Dataset extract:
────────

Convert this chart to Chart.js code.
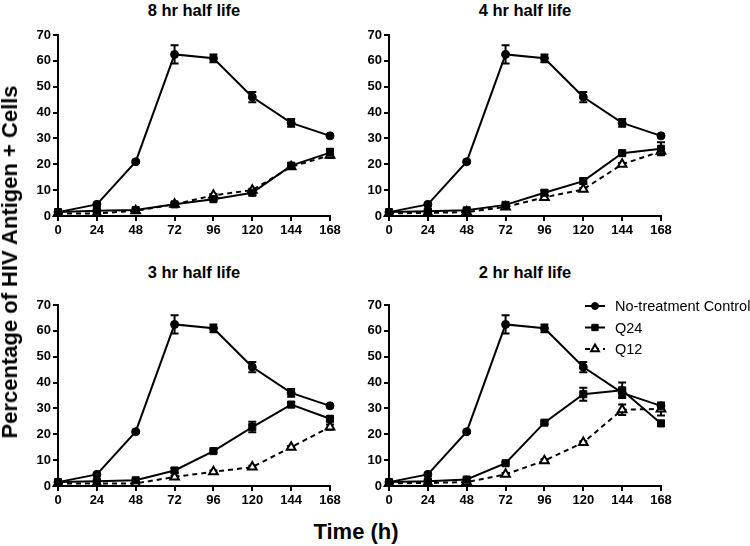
<!DOCTYPE html>
<html>
<head>
<meta charset="utf-8">
<script src="https://cdn.jsdelivr.net/npm/chart.js@4"></script>
<style>
    body { margin: 0; background: #fff; }
    #wrap { position: relative; width: 750px; height: 546px; overflow: hidden; font-family: "Liberation Sans", Arial, sans-serif; }
    canvas { position: absolute; }
    .ptitle { position: absolute; width: 272px; text-align: center; font-weight: bold; font-size: 16.5px; line-height: 18px; }
    #ytitle { position: absolute; left: 10px; top: 262px; transform: translate(-50%, -50%) rotate(-90deg); white-space: nowrap; font-weight: bold; font-size: 22px; }
    #xtitle { position: absolute; left: 256px; top: 519px; width: 200px; text-align: center; font-weight: bold; font-size: 22px; }
</style>
</head>
<body>
<div id="wrap">
    <div class="ptitle" style="left:58px; top:1px;">8 hr half life</div>
    <div class="ptitle" style="left:389px; top:1px;">4 hr half life</div>
    <div class="ptitle" style="left:58px; top:263px;">3 hr half life</div>
    <div class="ptitle" style="left:389px; top:263px;">2 hr half life</div>
    <canvas id="c8" width="370" height="220" style="left:0px; top:25px;"></canvas>
    <canvas id="c4" width="370" height="220" style="left:331px; top:25px;"></canvas>
    <canvas id="c3" width="370" height="220" style="left:0px; top:295px;"></canvas>
    <canvas id="c2" width="419" height="220" style="left:331px; top:295px;"></canvas>
    <div id="ytitle">Percentage of HIV Antigen + Cells</div>
    <div id="xtitle">Time (h)</div>
</div>
<script>
// Time points (hours)
const hours = [0, 24, 48, 72, 96, 120, 144, 168];

// No-treatment control is the same in every panel
const control = [1.5, 4.5, 21, 62.5, 61, 46, 36, 31];
const controlErr = [0.5, 0.5, 0.5, 3.5, 1.5, 2, 1.5, 0.5];

// 8 hr half life
const q24_8hr = [1.5, 2, 2.3, 4.5, 6.5, 9, 19.5, 24.5];
const q24_8hrErr = [0.5, 0.5, 0.5, 0.5, 0.5, 1, 1, 1.5];
const q12_8hr = [1, 1, 2, 4.5, 8, 10, 19, 23.5];
const q12_8hrErr = [0.5, 0.5, 0.5, 0.5, 0.5, 0.5, 0.5, 1];

// 4 hr half life
const q24_4hr = [1.5, 1.8, 2.2, 4.3, 9, 13.5, 24.3, 26];
const q24_4hrErr = [0.5, 0.5, 0.5, 0.5, 1, 1, 0.5, 2.5];
const q12_4hr = [1, 1.2, 1.5, 3.5, 7.2, 10.3, 20, 25];
const q12_4hrErr = [0.5, 0.5, 0.5, 0.5, 0.5, 0.5, 0.5, 1];

// 3 hr half life
const q24_3hr = [1.5, 1.8, 2.2, 6, 13.5, 22.8, 31.5, 26];
const q24_3hrErr = [0.5, 0.5, 0.5, 1, 0.5, 2, 1, 1];
const q12_3hr = [1, 1, 1, 3.5, 5.5, 7.3, 15, 22.8];
const q12_3hrErr = [0.5, 0.5, 0.5, 0.5, 0.5, 0.5, 0.5, 1];

// 2 hr half life
const q24_2hr = [1.5, 1.8, 2.5, 8.8, 24.5, 35.5, 37, 24.2];
const q24_2hrErr = [0.5, 0.5, 0.5, 0.5, 0.5, 2.5, 3, 1];
const q12_2hr = [1, 1.2, 1.5, 4.5, 9.8, 16.8, 29.5, 29.8];
const q12_2hrErr = [0.5, 0.5, 0.5, 0.5, 0.5, 0.5, 2, 2.5];

const seriesNames = ['No-treatment Control', 'Q24', 'Q12'];
const yTicks = [0, 10, 20, 30, 40, 50, 60, 70];

const FONT = '"Liberation Sans", Arial, sans-serif';

function toPoints(values) {
    return hours.map((h, i) => ({ x: h, y: values[i] }));
}

// Draw error bars from each dataset's errors array
const errorBars = {
    id: 'errorBars',
    beforeDatasetsDraw(chart) {
        const ctx = chart.ctx;
        const yScale = chart.scales.y;
        ctx.save();
        ctx.strokeStyle = '#000';
        ctx.lineWidth = 2;
        chart.data.datasets.forEach((ds, di) => {
            const meta = chart.getDatasetMeta(di);
            meta.data.forEach((pt, i) => {
                const v = ds.data[i].y;
                const e = ds.errors[i];
                const top = yScale.getPixelForValue(v + e);
                const bot = yScale.getPixelForValue(v - e);
                ctx.beginPath();
                ctx.moveTo(pt.x, top);
                ctx.lineTo(pt.x, bot);
                ctx.moveTo(pt.x - 4, top);
                ctx.lineTo(pt.x + 4, top);
                ctx.moveTo(pt.x - 4, bot);
                ctx.lineTo(pt.x + 4, bot);
                ctx.stroke();
            });
        });
        ctx.restore();
    }
};

// Legend drawn to the right of the last panel
const sideLegend = {
    id: 'sideLegend',
    afterDraw(chart, args, opts) {
        if (!opts.show) return;
        const ctx = chart.ctx;
        ctx.save();
        chart.data.datasets.forEach((ds, i) => {
            const y = opts.y + i * 21.5;
            ctx.strokeStyle = '#000';
            ctx.lineWidth = 2;
            ctx.setLineDash(ds.borderDash || []);
            ctx.beginPath();
            ctx.moveTo(opts.x, y);
            ctx.lineTo(opts.x + 20, y);
            ctx.stroke();
            ctx.setLineDash([]);
            ctx.fillStyle = ds.pointBackgroundColor;
            ctx.strokeStyle = '#000';
            ctx.lineWidth = ds.pointBorderWidth;
            Chart.helpers.drawPoint(ctx, {
                pointStyle: ds.pointStyle,
                rotation: 0,
                radius: ds.pointRadius - 0.5,
                borderWidth: ds.pointBorderWidth
            }, opts.x + 10, y);
            ctx.fillStyle = '#000';
            ctx.font = '14.5px ' + FONT;
            ctx.textBaseline = 'middle';
            ctx.fillText(ds.label, opts.x + 30, y + 1);
        });
        ctx.restore();
    }
};

function makeDatasets(q24, q24Err, q12, q12Err) {
    return [
        {
            label: seriesNames[0],
            data: toPoints(control),
            errors: controlErr,
            borderColor: '#000',
            borderWidth: 2,
            pointStyle: 'circle',
            pointRadius: 4,
            pointBorderWidth: 1,
            pointBackgroundColor: '#000',
            clip: false
        },
        {
            label: seriesNames[1],
            data: toPoints(q24),
            errors: q24Err,
            borderColor: '#000',
            borderWidth: 2,
            pointStyle: 'rect',
            pointRadius: 5,
            pointBorderWidth: 1,
            pointBackgroundColor: '#000',
            clip: false
        },
        {
            label: seriesNames[2],
            data: toPoints(q12),
            errors: q12Err,
            borderColor: '#000',
            borderWidth: 2,
            borderDash: [5, 4],
            pointStyle: 'triangle',
            pointRadius: 5,
            pointBorderWidth: 2,
            pointBackgroundColor: '#fff',
            clip: false
        }
    ];
}

function makeChart(id, datasets, padRight, legendOpts) {
    const ctx = document.getElementById(id).getContext('2d');
    return new Chart(ctx, {
        type: 'line',
        data: { datasets: datasets },
        plugins: [errorBars, sideLegend],
        options: {
            responsive: false,
            animation: false,
            devicePixelRatio: 1,
            layout: { padding: { left: 18, right: padRight, top: 10, bottom: 4 } },
            plugins: {
                legend: { display: false },
                tooltip: { enabled: false },
                sideLegend: legendOpts || { show: false }
            },
            scales: {
                x: {
                    type: 'linear',
                    min: 0,
                    max: 168,
                    afterFit(scale) { scale.height = 25; },
                    afterBuildTicks(scale) { scale.ticks = hours.map(v => ({ value: v })); },
                    border: { color: '#000', width: 2 },
                    grid: { drawOnChartArea: false, color: '#000', lineWidth: 2, tickLength: 5 },
                    ticks: { color: '#000', padding: 2, maxRotation: 0, font: { family: FONT, size: 13, weight: 'bold' } }
                },
                y: {
                    min: 0,
                    max: 70,
                    afterFit(scale) { scale.width = 40; },
                    afterBuildTicks(scale) { scale.ticks = yTicks.map(v => ({ value: v })); },
                    border: { color: '#000', width: 2 },
                    grid: { drawOnChartArea: false, color: '#000', lineWidth: 2, tickLength: 5 },
                    ticks: { color: '#000', padding: 2, font: { family: FONT, size: 13, weight: 'bold' } }
                }
            }
        }
    });
}

makeChart('c8', makeDatasets(q24_8hr, q24_8hrErr, q12_8hr, q12_8hrErr), 40);
makeChart('c4', makeDatasets(q24_4hr, q24_4hrErr, q12_4hr, q12_4hrErr), 40);
makeChart('c3', makeDatasets(q24_3hr, q24_3hrErr, q12_3hr, q12_3hrErr), 40);
makeChart('c2', makeDatasets(q24_2hr, q24_2hrErr, q12_2hr, q12_2hrErr), 89,
    { show: true, x: 254, y: 11 });
</script>
</body>
</html>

────────

Requirement: Take the lines from the start of the material to the line with "const q12_4hrErr = [0.5, 0.5, 0.5, 0.5, 0.5, 0.5, 0.5, 1];", both included, and transcribe them exactly without the pictures.

Final answer:
Convert this chart to Chart.js code.
<!DOCTYPE html>
<html>
<head>
<meta charset="utf-8">
<script src="https://cdn.jsdelivr.net/npm/chart.js@4"></script>
<style>
    body { margin: 0; background: #fff; }
    #wrap { position: relative; width: 750px; height: 546px; overflow: hidden; font-family: "Liberation Sans", Arial, sans-serif; }
    canvas { position: absolute; }
    .ptitle { position: absolute; width: 272px; text-align: center; font-weight: bold; font-size: 16.5px; line-height: 18px; }
    #ytitle { position: absolute; left: 10px; top: 262px; transform: translate(-50%, -50%) rotate(-90deg); white-space: nowrap; font-weight: bold; font-size: 22px; }
    #xtitle { position: absolute; left: 256px; top: 519px; width: 200px; text-align: center; font-weight: bold; font-size: 22px; }
</style>
</head>
<body>
<div id="wrap">
    <div class="ptitle" style="left:58px; top:1px;">8 hr half life</div>
    <div class="ptitle" style="left:389px; top:1px;">4 hr half life</div>
    <div class="ptitle" style="left:58px; top:263px;">3 hr half life</div>
    <div class="ptitle" style="left:389px; top:263px;">2 hr half life</div>
    <canvas id="c8" width="370" height="220" style="left:0px; top:25px;"></canvas>
    <canvas id="c4" width="370" height="220" style="left:331px; top:25px;"></canvas>
    <canvas id="c3" width="370" height="220" style="left:0px; top:295px;"></canvas>
    <canvas id="c2" width="419" height="220" style="left:331px; top:295px;"></canvas>
    <div id="ytitle">Percentage of HIV Antigen + Cells</div>
    <div id="xtitle">Time (h)</div>
</div>
<script>
// Time points (hours)
const hours = [0, 24, 48, 72, 96, 120, 144, 168];

// No-treatment control is the same in every panel
const control = [1.5, 4.5, 21, 62.5, 61, 46, 36, 31];
const controlErr = [0.5, 0.5, 0.5, 3.5, 1.5, 2, 1.5, 0.5];

// 8 hr half life
const q24_8hr = [1.5, 2, 2.3, 4.5, 6.5, 9, 19.5, 24.5];
const q24_8hrErr = [0.5, 0.5, 0.5, 0.5, 0.5, 1, 1, 1.5];
const q12_8hr = [1, 1, 2, 4.5, 8, 10, 19, 23.5];
const q12_8hrErr = [0.5, 0.5, 0.5, 0.5, 0.5, 0.5, 0.5, 1];

// 4 hr half life
const q24_4hr = [1.5, 1.8, 2.2, 4.3, 9, 13.5, 24.3, 26];
const q24_4hrErr = [0.5, 0.5, 0.5, 0.5, 1, 1, 0.5, 2.5];
const q12_4hr = [1, 1.2, 1.5, 3.5, 7.2, 10.3, 20, 25];
const q12_4hrErr = [0.5, 0.5, 0.5, 0.5, 0.5, 0.5, 0.5, 1];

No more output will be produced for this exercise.